After a joint phone call President Vladimir Putin and President Recep Tayyip Erdogan agreed it the motive must have been to damage relations between their two countries.
“The committed crime is undoubtedly a provocation aimed at derailing the ties between Russia and Turkey, as well as the peace process in Syria which is actively promoted by Russia, Turkey, Iran and other countries interested in the regulation of the Syrian conflict. There’s only one possible response to this – the strengthening of the fight against terror, which the bandits will feel directly,” said Russia’s president.
The attack has come at a bad time: Moscow and Ankara have only recently restored diplomatic ties after Turkey downed a Russian aircraft in November 2015.
Turkish President Erdogan however delivered the same message as Putin following their phone call:
“After the incident [attack on the Russian ambassador], during a conversation with Mr. Putin, we agreed this is indeed a provocation about that there is no dispute.”
“The Russians suggested it would be more effective to carry out a joint investigation and there is no problem from our side for their officials and ours for the duration of the case.”
Putin has ordered security at Turkish diplomatic facilities in Russia to be stepped up and has demanded that the same be done for his envoys in Turkey.
A planned meeting in Moscow between the foreign and defence ministers of Russia, Iran and Turkey to discuss the future of Syria is expected to go ahead today (Dec 20) despite the murder.

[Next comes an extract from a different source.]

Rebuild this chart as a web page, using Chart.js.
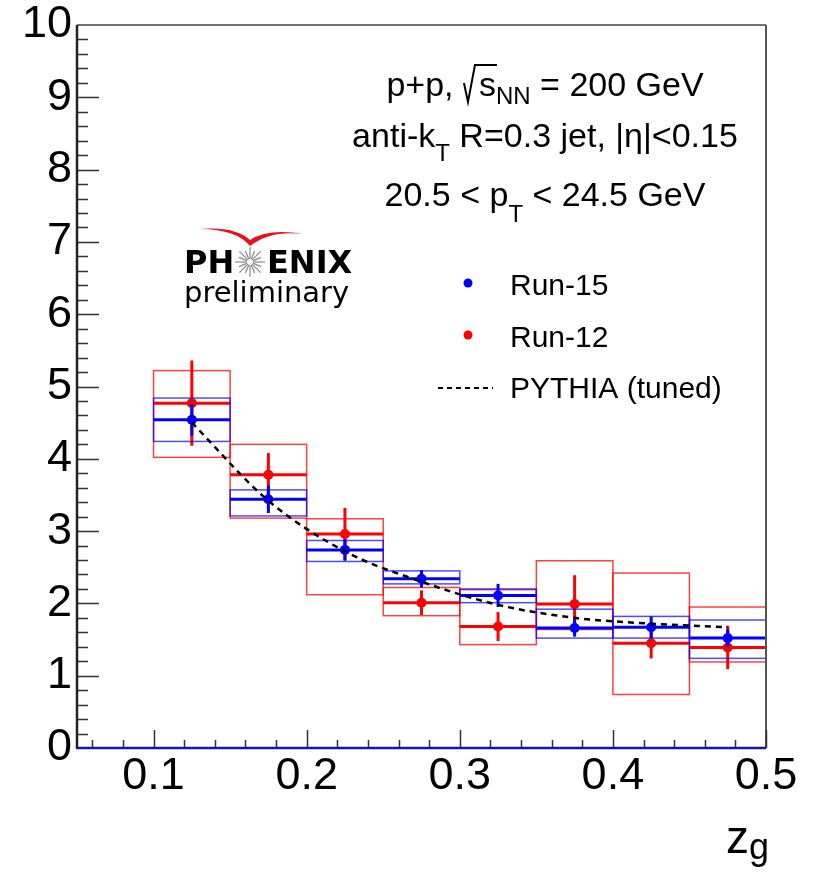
<!DOCTYPE html>
<html><head><meta charset="utf-8">
<script src="https://cdn.jsdelivr.net/npm/chart.js@4.4.1/dist/chart.umd.min.js"></script>
<style>html,body{margin:0;padding:0;background:#fff}#wrap{width:815px;height:872px;position:relative}canvas{display:block}</style>
</head><body><div id="wrap"><canvas id="c" width="815" height="872"></canvas></div>
<script>
// ---- data ----
const binEdges = [0.10, 0.15, 0.20, 0.25, 0.30, 0.35, 0.40, 0.45, 0.50];
const zgCenters = [0.125, 0.175, 0.225, 0.275, 0.325, 0.375, 0.425, 0.475];
const run15 = [4.54, 3.44, 2.74, 2.34, 2.11, 1.66, 1.67, 1.52];
const run15Stat = [0.22, 0.19, 0.15, 0.12, 0.16, 0.12, 0.15, 0.12];
const run15SysHi = [4.84, 3.57, 2.87, 2.45, 2.20, 1.92, 1.82, 1.77];
const run15SysLo = [4.24, 3.21, 2.58, 2.27, 2.01, 1.52, 1.52, 1.24];
const run12 = [4.77, 3.78, 2.96, 2.01, 1.68, 1.99, 1.45, 1.39];
const run12Stat = [0.59, 0.30, 0.36, 0.17, 0.20, 0.40, 0.21, 0.30];
const run12SysHi = [5.22, 4.20, 3.17, 2.22, 2.19, 2.59, 2.42, 1.95];
const run12SysLo = [4.02, 3.18, 2.12, 1.83, 1.43, 1.64, 0.74, 1.19];
const pythia = [4.50, 3.42, 2.72, 2.30, 1.98, 1.80, 1.72, 1.67];
const yTickValues = [0, 1, 2, 3, 4, 5, 6, 7, 8, 9, 10];
const xTickValues = [0.1, 0.2, 0.3, 0.4, 0.5];

const FONT = '"Liberation Sans", Arial, Helvetica, sans-serif';

const errPlugin = {
  id: 'errPlugin',
  beforeDatasetDraw(chart, args) {
    const ds = chart.data.datasets[args.index];
    if (!ds.err) return;
    const e = ds.err, xs = chart.scales.x, ys = chart.scales.y, ctx = chart.ctx, ca = chart.chartArea;
    ctx.save();
    ctx.beginPath(); ctx.rect(ca.left, ca.top, ca.right - ca.left, ca.bottom - ca.top); ctx.clip();
    for (let i = 0; i < e.val.length; i++) {
      const x0 = xs.getPixelForValue(binEdges[i]), x1 = xs.getPixelForValue(binEdges[i + 1]);
      const xc = xs.getPixelForValue(zgCenters[i]);
      const yh = ys.getPixelForValue(e.hi[i]), yl = ys.getPixelForValue(e.lo[i]);
      ctx.strokeStyle = e.boxColor; ctx.lineWidth = 1.5;
      ctx.strokeRect(x0, yh, x1 - x0, yl - yh);
      const yv = ys.getPixelForValue(e.val[i]);
      ctx.strokeStyle = e.color; ctx.lineWidth = 3;
      ctx.beginPath(); ctx.moveTo(x0, yv); ctx.lineTo(x1, yv); ctx.stroke();
      ctx.beginPath();
      ctx.moveTo(xc, ys.getPixelForValue(e.val[i] + e.stat[i]));
      ctx.lineTo(xc, ys.getPixelForValue(e.val[i] - e.stat[i]));
      ctx.stroke();
    }
    ctx.restore();
  }
};

function richText(ctx, parts, x, y, align) {
  let w = 0;
  parts.forEach(p => { ctx.font = p.font; p.w = p.gap !== undefined ? p.gap : ctx.measureText(p.t).width; w += p.w; });
  let cx = align === 'center' ? x - w / 2 : x;
  parts.forEach(p => {
    if (p.draw) p.draw(ctx, cx, y, p.w);
    else { ctx.font = p.font; ctx.fillText(p.t, cx, y + (p.dy || 0)); }
    cx += p.w;
  });
}

const decoPlugin = {
  id: 'deco',
  afterDraw(chart) {
    const ctx = chart.ctx, xs = chart.scales.x, ys = chart.scales.y, ca = chart.chartArea;
    ctx.save();
    ctx.lineCap = 'butt';
    // frame
    ctx.strokeStyle = '#444'; ctx.lineWidth = 1.5;
    ctx.beginPath(); ctx.moveTo(ca.left, ca.top); ctx.lineTo(ca.right, ca.top); ctx.stroke();
    ctx.strokeStyle = '#555'; ctx.lineWidth = 2;
    ctx.beginPath(); ctx.moveTo(ca.right, ca.top); ctx.lineTo(ca.right, ca.bottom); ctx.stroke();
    // y ticks (inward)
    ctx.strokeStyle = '#333'; ctx.lineWidth = 1.5;
    for (let k = 1; k < 50; k++) {
      const v = k * 0.2, py = Math.round(ys.getPixelForValue(v)) + 0.5;
      const len = (k % 5 === 0) ? 22 : 11;
      ctx.beginPath(); ctx.moveTo(ca.left, py); ctx.lineTo(ca.left + len, py); ctx.stroke();
    }
    // x ticks (inward)
    for (let k = 3; k <= 25; k++) {
      const v = k * 0.02, px = Math.round(xs.getPixelForValue(v)) + 0.5;
      const len = (k % 5 === 0) ? 18 : 8;
      ctx.beginPath(); ctx.moveTo(px, ca.bottom); ctx.lineTo(px, ca.bottom - len); ctx.stroke();
    }
    // left axis
    ctx.strokeStyle = '#222'; ctx.lineWidth = 2.5;
    ctx.beginPath(); ctx.moveTo(ca.left, ca.top); ctx.lineTo(ca.left, ca.bottom + 1); ctx.stroke();
    // bottom (blue zero line)
    ctx.strokeStyle = '#1414b4'; ctx.lineWidth = 2.5;
    ctx.beginPath(); ctx.moveTo(ca.left, ca.bottom); ctx.lineTo(ca.right, ca.bottom); ctx.stroke();

    // axis title z_g
    ctx.fillStyle = '#000'; ctx.textBaseline = 'alphabetic'; ctx.textAlign = 'left';
    ctx.font = '46px ' + FONT; ctx.fillText('z', 726, 853);
    ctx.font = '36px ' + FONT; ctx.fillText('g', 749, 859);

    // annotation
    const F = '34px ' + FONT, FS = '24px ' + FONT;
    richText(ctx, [
      {t: 'p+p, ', font: F},
      {gap: 16, font: F, draw: (c, x, y) => {
        c.save(); c.strokeStyle = '#000'; c.lineWidth = 2; c.lineJoin = 'miter';
        c.beginPath(); c.moveTo(x + 1, y - 13); c.lineTo(x + 5, y + 6); c.lineTo(x + 12, y - 31);
        c.lineTo(x + 34, y - 31); c.stroke(); c.restore(); }},
      {t: 's', font: F},
      {t: 'NN', font: FS, dy: 8},
      {t: ' = 200 GeV', font: F}
    ], 545, 96, 'center');
    richText(ctx, [
      {t: 'anti-k', font: F},
      {t: 'T', font: FS, dy: 14},
      {t: ' R=0.3 jet, |η|<0.15', font: F}
    ], 545, 147, 'center');
    richText(ctx, [
      {t: '20.5 < p', font: F},
      {t: 'T', font: FS, dy: 16},
      {t: ' < 24.5 GeV', font: F}
    ], 545, 206, 'center');

    // legend
    ctx.font = '30px ' + FONT;
    ctx.fillStyle = '#0000ff'; ctx.beginPath(); ctx.arc(468, 283, 4.5, 0, Math.PI * 2); ctx.fill();
    ctx.fillStyle = '#ff0000'; ctx.beginPath(); ctx.arc(468, 335, 4.5, 0, Math.PI * 2); ctx.fill();
    ctx.strokeStyle = '#000'; ctx.lineWidth = 2; ctx.setLineDash([5, 4]);
    ctx.beginPath(); ctx.moveTo(438, 388); ctx.lineTo(493, 388); ctx.stroke(); ctx.setLineDash([]);
    ctx.fillStyle = '#000';
    ctx.fillText('Run-15', 510, 295);
    ctx.fillText('Run-12', 510, 347);
    ctx.fillText('PYTHIA (tuned)', 510, 398);

    // PHENIX logo
    ctx.font = 'bold 32px "DejaVu Sans", sans-serif';
    ctx.fillStyle = '#000';
    ctx.fillText('PH', 184, 273);
    ctx.fillText('ENIX', 267, 273);
    ctx.strokeStyle = '#8a8a8a'; ctx.lineWidth = 1.2;
    for (let a = 0; a < 16; a++) {
      const th = a * Math.PI / 8;
      const r1 = 3, r2 = (a % 2) ? 12 : 15;
      ctx.beginPath();
      ctx.moveTo(250 + r1 * Math.cos(th), 262 + r1 * Math.sin(th));
      ctx.lineTo(250 + r2 * Math.cos(th), 262 + r2 * Math.sin(th));
      ctx.stroke();
    }
    ctx.fillStyle = '#e8101a';
    ctx.beginPath();
    ctx.moveTo(199, 229);
    ctx.quadraticCurveTo(235, 226, 250, 240);
    ctx.quadraticCurveTo(268, 228, 304, 234);
    ctx.quadraticCurveTo(270, 230, 250, 246);
    ctx.quadraticCurveTo(236, 229, 199, 229);
    ctx.fill();
    ctx.fillStyle = '#000';
    ctx.font = '29px "DejaVu Sans", sans-serif';
    ctx.fillText('preliminary', 184, 302);
    ctx.restore();
  }
};

const chart = new Chart(document.getElementById('c'), {
  type: 'scatter',
  data: {
    datasets: [
      {
        label: 'PYTHIA (tuned)',
        data: zgCenters.map((x, i) => ({x, y: pythia[i]})),
        showLine: true, borderColor: '#000', borderWidth: 2.5, borderDash: [6, 5],
        pointRadius: 0, cubicInterpolationMode: 'monotone', fill: false
      },
      {
        label: 'Run-15',
        data: zgCenters.map((x, i) => ({x, y: run15[i]})),
        pointRadius: 5, pointBackgroundColor: '#0000ff', pointBorderColor: '#0000ff', pointBorderWidth: 0,
        err: {val: run15, stat: run15Stat, hi: run15SysHi, lo: run15SysLo, color: '#0000ff', boxColor: 'rgba(0,0,255,0.7)'}
      },
      {
        label: 'Run-12',
        data: zgCenters.map((x, i) => ({x, y: run12[i]})),
        pointRadius: 5, pointBackgroundColor: '#ff0000', pointBorderColor: '#ff0000', pointBorderWidth: 0,
        err: {val: run12, stat: run12Stat, hi: run12SysHi, lo: run12SysLo, color: '#ff0000', boxColor: 'rgba(255,0,0,0.75)'}
      }
    ]
  },
  options: {
    responsive: false, animation: false, devicePixelRatio: 1,
    layout: {padding: {top: 25, right: 49, bottom: 0, left: 0}},
    plugins: {legend: {display: false}, tooltip: {enabled: false}},
    scales: {
      x: {
        type: 'linear', min: 0.05, max: 0.5,
        grid: {display: false, drawTicks: false, tickLength: 0},
        border: {display: false},
        ticks: {autoSkip: false, maxRotation: 0, padding: 2, color: '#000',
          font: {family: FONT, size: 45, lineHeight: 1.2},
          callback: v => v.toFixed(1)},
        afterBuildTicks: s => { s.ticks = xTickValues.map(v => ({value: v})); },
        afterFit: s => { s.height = 124; s.paddingLeft = 0; s.paddingRight = 0; }
      },
      y: {
        type: 'linear', min: 0, max: 10,
        grid: {display: false, drawTicks: false, tickLength: 0},
        border: {display: false},
        ticks: {autoSkip: false, padding: 5, color: '#000',
          font: {family: FONT, size: 45, lineHeight: 1.2},
          callback: v => String(v)},
        afterBuildTicks: s => { s.ticks = yTickValues.map(v => ({value: v})); },
        afterFit: s => { s.width = 77; s.paddingTop = 0; s.paddingBottom = 0; }
      }
    }
  },
  plugins: [errPlugin, decoPlugin]
});
</script></body></html>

Turkish security officials have already alleged possible links of the Gulen network to the death of the Russian envoy. The movement of US-based cleric Fethullah Gulen has however condemned the attack and rejected any connection with the attacker. (Erdogan has blamed Gulen supporters for the failed coup attempt in Turkey earlier this year.)
Suspicion could also fall on a group such as ISIL, which has carried out a string of bomb attacks in Turkey in the last year as Ankara has pressed a military campaign against the militants in Syria. The group has urged “lone” attacks in the West.